И всё же, оставась наедине с книгой (или симфонией), я был бы рад — ненадолго — лишиться этой полубожественной избыточности зрения и вместе с автором, волнуясь, смотреть вперёд, сквозь тропическое буйство бытия, за беспорядочными сплетениями лиан и ветвей угадывая приметы грядущего пути.
Я пишу этот текст во всей полноте моего незнания. Быть может, Аннушка уже с раннего утра затоварилась в ближайшем супермаркете и сейчас ковыляет, оскальзываясь на почерневших ледовых горбылях и ворчливо матюгаясь себе под нос. Ранняя весна с её оттепелями и внезапными заморозками — время неверное. Береги бутыль, Аннушка! Ради всего святого, береги же это чёртово масло! Впрочем, может статься, она сегодня решила вообще не выходить из дома. Я не знаю.

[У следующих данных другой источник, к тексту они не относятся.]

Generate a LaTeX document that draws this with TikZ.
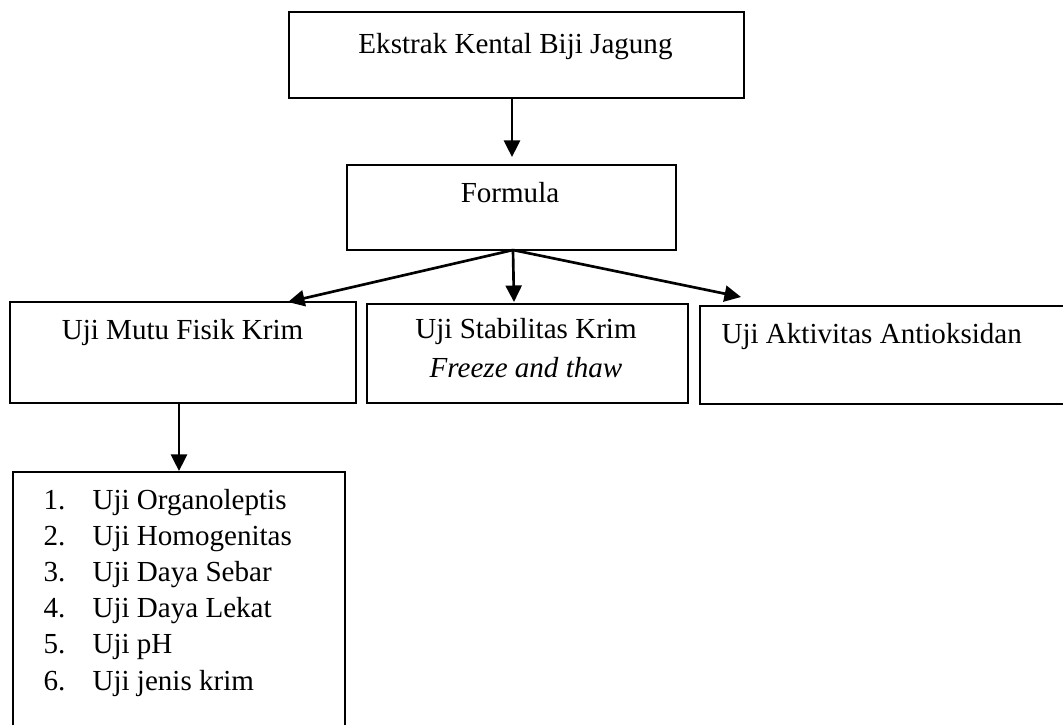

Я пишу этот текст вот уже несколько дней — урывками, между другими делами. Не потому, что он, возможно, будет со временем что-то значить для других, а потому, что он оказался неожиданно значим для меня. Я уже близок к финальной точке, и до сих пор — даже в этот самый момент — не знаю, где именно я её поставлю. Этот текст сейчас стучит у меня в висках, пульсирует в подушечках пальцев, когда они касаются экранной клавиатуры.
Этот текст, безусловно, жив. Не в том суррогатном понимании, в котором мы говорим о вечно живом и вечно живых, а в самом безусловном и непосредственном: он ещё не успел состояться — ни как набор канонических моделей восприятия, ни даже просто как набор символов.
Мне кажется, высшее мастерство исполнения аак раз и состоит в том, чтобы возвращать тексту его несостоятельность, ту самую вдохновенную пульсацию пера и смысла над последней точкой, которая ещё не упала на бумагу…
P.s. Большое спасибо коллективу Омского симфонического оркестра, его руководителю маэстро Дмитрию Владимировичу Васильеву и музыковеду Артёму Михайловичу Варгафтику, блестяще воссоздавшим последнюю концертную программу, которой дирижировал Чайковский, и подарившим нам, слушателям, возможность прожить шестую симфонию как становящийся, а не как завершённый текст.